An energy band compactable B-rGO/PbTiO3 p–n junction: a highly dynamic and durable photocatalyst for enhanced photocatalytic H2 evolution

Abstract

Reduced graphene oxide (rGO) intentionally doped with boron atoms is a promising tactic to extract bandgap energy and p-type semiconducting behavior from graphene-based materials. Moreover, the integration of p-type boron-doped rGO with an n-type material through a heterojunction interface exhibits complementary properties to restrict the fast recombination of charge carriers and enhance the photoreaction towards energy applications. Herein, we have prepared boron-doped rGO/PbTiO₃ p–n heterojunctions via a hydrothermal method. The successful formation of an excellent p–n heterojunction was demonstrated by TEM, XPS and Raman analysis. The constructed boron-doped rGO/PbTiO₃ p–n heterojunctions exhibit dramatic increases in photoelectrochemical and photocatalytic performance due to the presence of a space charge region at the interface of the two materials.
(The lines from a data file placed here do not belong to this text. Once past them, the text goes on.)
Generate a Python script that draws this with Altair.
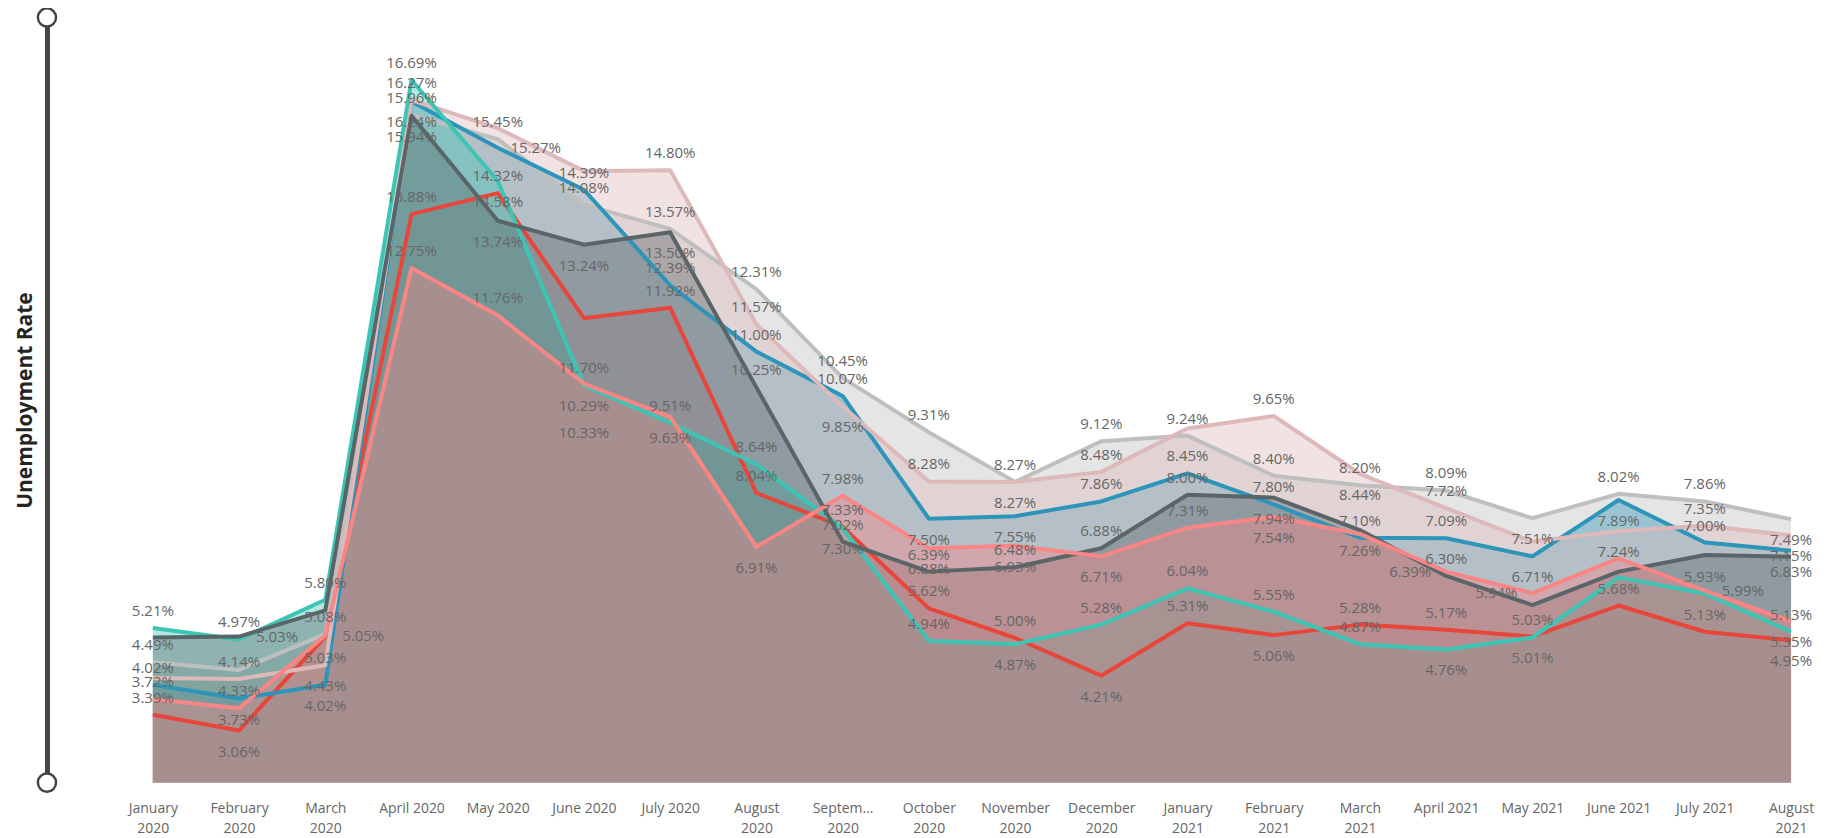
import altair as alt
import pandas as pd

MONTHS = ["January 2020", "February 2020", "March 2020", "April 2020", "May 2020",
          "June 2020", "July 2020", "August 2020", "September 2020", "October 2020",
          "November 2020", "December 2020", "January 2021", "February 2021", "March 2021",
          "April 2021", "May 2021", "June 2021", "July 2021", "August 2021"]
TICK_LABELS = ["January|2020", "February|2020", "March|2020", "April 2020", "May 2020",
               "June 2020", "July 2020", "August|2020", "Septem...|2020", "October|2020",
               "November|2020", "December|2020", "January|2021", "February|2021", "March|2021",
               "April 2021", "May 2021", "June 2021", "July 2021", "August|2021"]

RED = [3.39, 3.06, 5.03, 13.88, 14.32, 11.70, 11.92, 8.04, 7.33, 5.62,
       5.00, 4.21, 5.31, 5.06, 5.28, 5.17, 5.03, 5.68, 5.13, 4.95]
LIGHT_GRAY = [4.49, 4.33, 5.08, 15.96, 15.45, 14.08, 13.57, 12.31, 10.45, 9.31,
              8.27, 9.12, 9.24, 8.40, 8.20, 8.09, 7.51, 8.02, 7.86, 7.49]
BLUE = [4.02, 3.73, 4.02, 16.24, 15.27, 14.39, 12.39, 11.00, 10.07, 7.50,
        7.55, 7.86, 8.45, 7.80, 7.10, 7.09, 6.71, 7.89, 7.00, 6.83]
PINK = [4.16, 4.14, 4.43, 16.27, 15.68, 14.78, 14.80, 11.57, 9.85, 8.28,
        8.27, 8.48, 9.39, 9.65, 8.44, 7.72, 7.02, 7.24, 7.35, 7.15]
TEAL = [5.21, 4.97, 5.80, 16.69, 14.58, 10.29, 9.51, 8.64, 7.30, 4.94,
        4.87, 5.28, 6.04, 5.55, 4.87, 4.76, 5.01, 6.27, 5.93, 5.13]
DARK_GRAY = [5.01, 5.03, 5.58, 15.94, 13.74, 13.24, 13.50, 10.25, 7.02, 6.39,
             6.48, 6.88, 8.00, 7.94, 7.26, 6.30, 5.69, 6.39, 6.74, 6.70]
SALMON = [3.72, 3.53, 5.05, 12.75, 11.76, 10.33, 9.63, 6.91, 7.98, 6.88,
          6.93, 6.71, 7.31, 7.54, 7.18, 6.39, 5.94, 6.67, 5.99, 5.35]

# drawing order (first = bottom)
SERIES = {"Red": RED, "Light gray": LIGHT_GRAY, "Blue": BLUE, "Pink": PINK,
          "Teal": TEAL, "Dark gray": DARK_GRAY, "Salmon": SALMON}

# ---- styling (kept apart from data) ----
COLORS = {"Light gray": "#BFBFBF", "Blue": "#2D94BA", "Pink": "#DDB9B9",
          "Dark gray": "#5A6567", "Teal": "#3CC5B4", "Red": "#E8463A", "Salmon": "#FA8585"}
Y_MIN, Y_MAX = 1.97, 18.0

HIDDEN = {("Dark gray", 0), ("Pink", 0), ("Salmon", 1), ("Dark gray", 2), ("Pink", 4),
          ("Pink", 5), ("Pink", 12), ("Salmon", 14), ("Dark gray", 16), ("Pink", 16),
          ("Teal", 17), ("Dark gray", 17), ("Salmon", 17), ("Dark gray", 18), ("Dark gray", 19)}
PLACE = {
    ("Light gray", 1): "b", ("Blue", 1): "b", ("Red", 1): "b", ("Dark gray", 1): "r",
    ("Salmon", 2): "r", ("Red", 2): "b", ("Pink", 2): "b", ("Blue", 2): "b",
    ("Blue", 3): "b", ("Dark gray", 3): "b",
    ("Blue", 4): "r", ("Teal", 4): "b", ("Dark gray", 4): "b",
    ("Dark gray", 5): "b", ("Red", 5): "B", ("Teal", 5): "b", ("Salmon", 5): "B",
    ("Dark gray", 6): "b", ("Salmon", 6): "b",
    ("Salmon", 7): "b",
    ("Pink", 8): "b", ("Teal", 8): "b",
    ("Blue", 9): "b", ("Salmon", 9): "b",
    ("Pink", 10): "b", ("Blue", 10): "b", ("Teal", 10): "b", ("Salmon", 10): "b",
    ("Salmon", 11): "b", ("Red", 11): "b",
    ("Dark gray", 13): "b", ("Salmon", 13): "b", ("Red", 13): "b",
    ("Pink", 14): "b", ("Dark gray", 14): "b",
    ("Salmon", 15): "l", ("Teal", 15): "b",
    ("Light gray", 16): "b", ("Blue", 16): "b", ("Salmon", 16): "l", ("Teal", 16): "b",
    ("Blue", 17): "b", ("Pink", 17): "b",
    ("Salmon", 18): "r",
    ("Light gray", 19): "b", ("Pink", 19): "b", ("Blue", 19): "b", ("Salmon", 19): "b", ("Red", 19): "b",
}
OFFSETS = {"a": (0, -17), "b": (0, 21), "B": (0, 50), "r": (38, 0), "l": (-36, 0)}

rows = []
for name, vals in SERIES.items():
    for i, (m, t, v) in enumerate(zip(MONTHS, TICK_LABELS, vals)):
        rows.append({"series": name, "month": m, "tick": t, "value": v,
                     "label": f"{v:.2f}%", "place": PLACE.get((name, i), "a"),
                     "shown": (name, i) not in HIDDEN})
df = pd.DataFrame(rows)

W, H = 1640, 766

x_enc = alt.X("tick:N", sort=TICK_LABELS, scale=alt.Scale(type="point", padding=0),
              axis=alt.Axis(title=None, labelExpr="split(datum.label, '|')", labelAngle=0,
                            domain=False, ticks=False, grid=False, labelFont="Open Sans",
                            labelFontSize=14, labelColor="#666666", labelPadding=19,
                            labelLineHeight=20, labelBaseline="top", labelOverlap=False))
y_scale = alt.Scale(domain=[Y_MIN, Y_MAX], zero=False, nice=False)
y_axis = alt.Axis(title="Unemployment Rate", labels=False, ticks=False, grid=False,
                  domain=True, domainColor="#444444", domainWidth=5, offset=106,
                  titleFont="Open Sans", titleFontWeight="bold", titleFontSize=21,
                  titleColor="#252423", titlePadding=11)
y_enc = alt.Y("value:Q", scale=y_scale, axis=y_axis)

base = alt.Chart(df)
layers = []
for name in SERIES:
    sub = base.transform_filter(alt.datum.series == name)
    layers.append(sub.mark_area(color=COLORS[name], opacity=0.4).encode(
        x=x_enc, y=y_enc, y2=alt.datum(Y_MIN)))
for name in SERIES:
    sub = base.transform_filter(alt.datum.series == name)
    layers.append(sub.mark_line(color=COLORS[name], strokeWidth=4, strokeJoin="round").encode(
        x=x_enc, y=y_enc))

for key, (dx, dy) in OFFSETS.items():
    layers.append(base.transform_filter(
        (alt.datum.place == key) & (alt.datum.shown == True)
    ).mark_text(font="Open Sans", fontSize=15, color="#666666", dx=dx, dy=dy,
                baseline="middle", align="center").encode(
        x=x_enc, y=y_enc, text="label:N"))

ends = pd.DataFrame({"value": [Y_MIN, Y_MAX]})
layers.append(alt.Chart(ends).mark_point(shape="circle", filled=True, fill="white",
                                         stroke="#444444", strokeWidth=2.5, size=330,
                                         opacity=1).encode(
    x=alt.value(-106), y=y_enc))

chart = alt.layer(*layers).properties(
    width=W, height=H,
    background="white",
    autosize=alt.AutoSizeParams(type="none"),
    padding={"left": 145, "top": 9, "right": 40, "bottom": 55},
).configure_view(strokeWidth=0, stroke=None)

chart.save("out.html", embed_options={"renderer": "svg", "actions": False})
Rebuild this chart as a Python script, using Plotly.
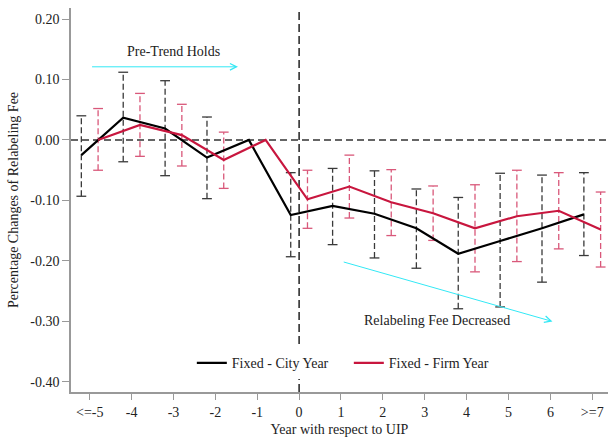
import plotly.graph_objects as go

# ---- data ----
categories = [-5, -4, -3, -2, -1, 0, 1, 2, 3, 4, 5, 6, 7]
tick_labels = ["<=-5", "-4", "-3", "-2", "-1", "0", "1", "2", "3", "4", "5", "6", ">=7"]

city_est = [-0.025, 0.037, 0.019, -0.029, 0.0, -0.124, -0.109, -0.122, -0.146, -0.188, -0.167, -0.146, -0.123]
city_lo = [-0.093, -0.036, -0.059, -0.097, None, -0.193, -0.173, -0.195, -0.212, -0.279, -0.276, -0.235, -0.191]
city_hi = [0.040, 0.112, 0.098, 0.038, None, -0.054, -0.047, -0.051, -0.081, -0.095, -0.055, -0.058, -0.054]

firm_est = [0.0, 0.025, 0.008, -0.033, 0.0, -0.098, -0.077, -0.103, -0.121, -0.146, -0.126, -0.117, -0.148]
firm_lo = [-0.050, -0.027, -0.043, -0.080, None, -0.146, -0.129, -0.158, -0.166, -0.218, -0.201, -0.180, -0.210]
firm_hi = [0.052, 0.077, 0.059, 0.013, None, -0.050, -0.025, -0.049, -0.076, -0.074, -0.050, -0.054, -0.086]

y_ticks = [0.20, 0.10, 0.00, -0.10, -0.20, -0.30, -0.40]
y_tick_labels = ["0.20", "0.10", "0.00", "-0.10", "-0.20", "-0.30", "-0.40"]

offset = 0.2
FONT = "Liberation Serif"
BLACK = "#000000"
CITY_CI = "#3a3a3a"
RED = "#C8163E"
FIRM_CI = "#D9587A"
CYAN = "#33E8F5"
TEXT = "#222222"

fig = go.Figure()


def add_ci(xs, lo, hi, color):
    lx, ly, cx, cy = [], [], [], []
    for x, a, b in zip(xs, lo, hi):
        if a is None or b is None:
            continue
        lx += [x, x, None]
        ly += [a, b, None]
        cx += [x, x]
        cy += [a, b]
    fig.add_trace(go.Scatter(x=lx, y=ly, mode="lines", showlegend=False, hoverinfo="skip",
                             line=dict(color=color, width=1.3, dash="6px,3px")))
    fig.add_trace(go.Scatter(x=cx, y=cy, mode="markers", showlegend=False, hoverinfo="skip",
                             marker=dict(symbol="line-ew-open", size=7, color=color,
                                         line=dict(color=color, width=1.3))))


city_x = [c - offset for c in categories]
firm_x = [c + offset for c in categories]

add_ci(city_x, city_lo, city_hi, CITY_CI)
add_ci(firm_x, firm_lo, firm_hi, FIRM_CI)

fig.add_trace(go.Scatter(x=city_x, y=city_est, mode="lines", name="Fixed - City Year",
                         line=dict(color=BLACK, width=2.2)))
fig.add_trace(go.Scatter(x=firm_x, y=firm_est, mode="lines", name="Fixed - Firm Year",
                         line=dict(color=RED, width=2.2)))

# reference lines
fig.add_shape(type="line", xref="paper", x0=0, x1=1, yref="y", y0=0, y1=0,
              line=dict(color="#333333", width=1.5, dash="7px,4px"), layer="below")
fig.add_shape(type="line", xref="x", x0=0, x1=0, yref="paper", y0=0, y1=1,
              line=dict(color="#222222", width=1.5, dash="8px,4px"), layer="below")

# annotations with arrows
fig.add_annotation(x=-1.46, y=0.121, ax=-4.98, ay=0.121, xref="x", yref="y", axref="x", ayref="y",
                   text="", showarrow=True, arrowhead=5, arrowsize=1.3, arrowwidth=1, arrowcolor=CYAN)
fig.add_annotation(x=-3.0, y=0.147, xref="x", yref="y", text="Pre-Trend Holds", showarrow=False,
                   font=dict(family=FONT, size=14, color=TEXT))
fig.add_annotation(x=6.05, y=-0.300, ax=1.03, ay=-0.201, xref="x", yref="y", axref="x", ayref="y",
                   text="", showarrow=True, arrowhead=5, arrowsize=1.3, arrowwidth=1, arrowcolor=CYAN)
fig.add_annotation(x=3.3, y=-0.2985, xref="x", yref="y", text="Relabeling Fee Decreased", showarrow=False,
                   font=dict(family=FONT, size=14, color=TEXT))

fig.update_layout(
    width=608, height=440,
    margin=dict(l=71, r=0, t=8, b=48),
    paper_bgcolor="white", plot_bgcolor="white",
    font=dict(family=FONT, size=14, color=TEXT),
    legend=dict(orientation="h", x=0.225, y=0.075, xanchor="left", yanchor="middle",
                bgcolor="white", font=dict(family=FONT, size=14, color=TEXT),
                itemwidth=30, tracegroupgap=0, entrywidth=112, entrywidthmode="pixels"),
    xaxis=dict(range=[-5.447, 7.376], tickvals=categories, ticktext=tick_labels,
               showgrid=False, zeroline=False, showline=True, linecolor="#999999", linewidth=1.5,
               ticks="outside", ticklen=6, tickcolor="#999999", tickwidth=1,
               tickfont=dict(family=FONT, size=14, color=TEXT),
               title=dict(text="Year with respect to UIP", standoff=6,
                          font=dict(family=FONT, size=14, color=TEXT))),
    yaxis=dict(range=[-0.4166, 0.2182], tickvals=y_ticks, ticktext=y_tick_labels,
               showgrid=False, zeroline=False, showline=True, linecolor="#999999", linewidth=1.5,
               ticks="outside", ticklen=7, tickcolor="#999999", tickwidth=1,
               tickfont=dict(family=FONT, size=14, color=TEXT),
               title=dict(text="Percentage Changes of Relabeling Fee", standoff=8,
                          font=dict(family=FONT, size=14, color=TEXT))),
)

fig.write_html("out.html")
The scenario also revealed the double-edge sword functions of B-rGO: the material itself (i) acts as a visible light active photocatalyst with a band gap energy of 2.7 eV and (ii) participates in enhanced charge transfer via the band edge alignment between B-rGO and PbTiO₃, as elucidated from photoluminescence and electrochemical impedance studies. Furthermore, the optimal 2B-rGO/PT p–n heterojunction possesses outstanding repeatability and exhibited the highest rate of hydrogen evolution, i.e. 293.79 μmol h⁻¹ under visible light irradiation. The results for these materials may provide advanced insight into the design of next-generation high-efficiency black graphene-based heterojunctions.